Again, such reputation was in respect of the Class 41 specification for "television entertainment services in the nature of competitions in the field of popular music".

THE LINK

It is then necessary to have a link between the POP IDOL mark (with reputation) and the sign MODEL IDOL. It is enough for the sign to simply call to mind the earlier mark for there to be the necessary link (Intel Corporation Inc v CPM United Kingdom Ltd [2009] RPC 15).

Despite the only moderate level of similarity between the marks, and that the Opponent’s services—"television services"—and the Applicant’s Class 35 services were dissimilar, the Hearing Officer found that the Opponent has significant reputation such as to overcome the lack of similarity and the relevant consumer would make a link between the sign MODEL IDOL and the Opponent's marks, POP IDOL.

DAMAGE

Having established a link, damage is required for a Section 5(3) claim to succeed. There are three heads of damage: detriment to distinctive character, detriment to repute, and unfair advantage of the distinctive character or repute. The Opponent claimed detriment to repute and unfair advantage.

The reputation of POP IDOL was said to be in respect of a specific television programme and that such reputation has waned. The Applicant’s services were considered dissimilar to the Opponent’s "television services" and the marks were said to have only a moderate level of similarity. Therefore it was held that MODEL IDOL would not cause any detriment to the reputation of POP IDOL.

As for whether the sign MODEL IDOL was free riding upon the reputation of the POP IDOL mark, the Hearing Officer noted that in Intel it had been established that, if an earlier mark has a reputation for certain specific services but those services are dissimilar to those of the later mark, and the later mark calls to mind the earlier mark, that is not sufficient to establish that the use of the later mark takes, or would take, unfair advantage of the repute of the earlier mark. Further, it had also been established in L'Oréal SA v Bellure NV C-487/07 that taking unfair advantage of the repute of a mark relates not to detriment caused to the earlier mark but to the advantage taken by the third party. Such an advantage may, the Hearing Officer observed, be unfair even where the use is not detrimental to the repute of the mark.

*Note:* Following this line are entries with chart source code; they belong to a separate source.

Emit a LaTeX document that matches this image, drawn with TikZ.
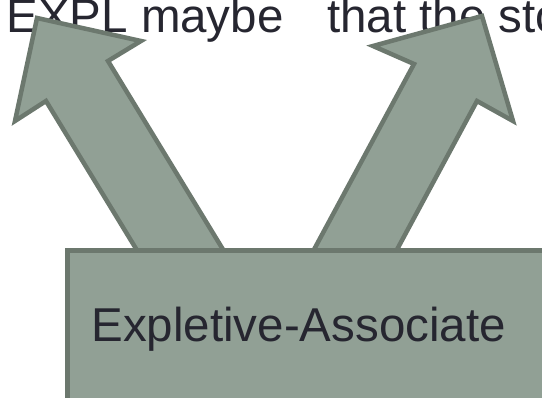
\documentclass[tikz,border=0pt]{standalone}
\usepackage{fontspec}
\setmainfont{Liberation Sans}
\definecolor{sagefill}{RGB}{145,160,149}
\definecolor{sageline}{RGB}{108,120,110}
\definecolor{inkdark}{RGB}{38,38,48}
\tikzset{
  bigtext/.style={inner sep=0pt, anchor=base west, text=inkdark,
    font=\fontsize{47.5}{57}\selectfont},
  sagearrow/.style={fill=sagefill, draw=sageline, line width=4.5pt, line join=miter},
  sagebox/.style={rectangle, fill=sagefill, draw=sageline, line width=5pt,
    inner sep=0pt, anchor=north west}
}
\begin{document}
\begin{tikzpicture}[x=1pt,y=-1pt]
  \useasboundingbox (0,0) rectangle (542,398);
  \clip (0,0) rectangle (542,398);

  % heading words
  \node[bigtext] (expl) at (6.2,33) {EXPL maybe};
  \node[bigtext] (that) at (327,33) {that the sto};

  % left block arrow
  \coordinate (la-tip) at (37,18);
  \filldraw[sagearrow] (la-tip) -- (141,41) -- (108,61) -- (235.5,270)
    -- (149,270) -- (46,101) -- (15,121) -- cycle;

  % right block arrow
  \coordinate (ra-tip) at (482,16);
  \filldraw[sagearrow] (ra-tip) -- (513,121) -- (477,101) -- (386,270)
    -- (303,270) -- (414,64) -- (373,46) -- cycle;

  % base box
  \node[sagebox, minimum width=500pt, minimum height=151pt] (box) at (64.5,248) {};
  \node[bigtext] (boxlabel) at (91.2,342) {Expletive-Associate};
\end{tikzpicture}
\end{document}
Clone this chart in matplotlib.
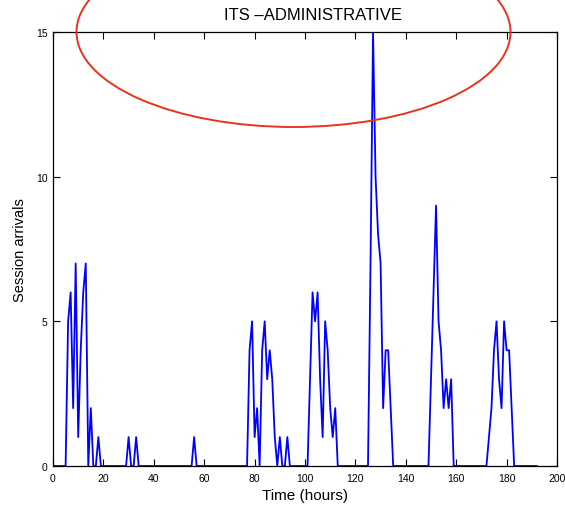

The Hearing Officer found that the reputation of the POP IDOL mark is significant but not as extensive as the Opponent claimed, due to the three year gap between the last broadcast of the programme and the relevant date. As there was dissimilarity of the services and only moderate level of similarity between the marks, there was no evidence of any advantage, let alone any unfair advantage.

 In conclusion, the opposition succeeded in respect of the Section 5(2) claim, but only in respect of "advertising services". The opposition failed on the other claims.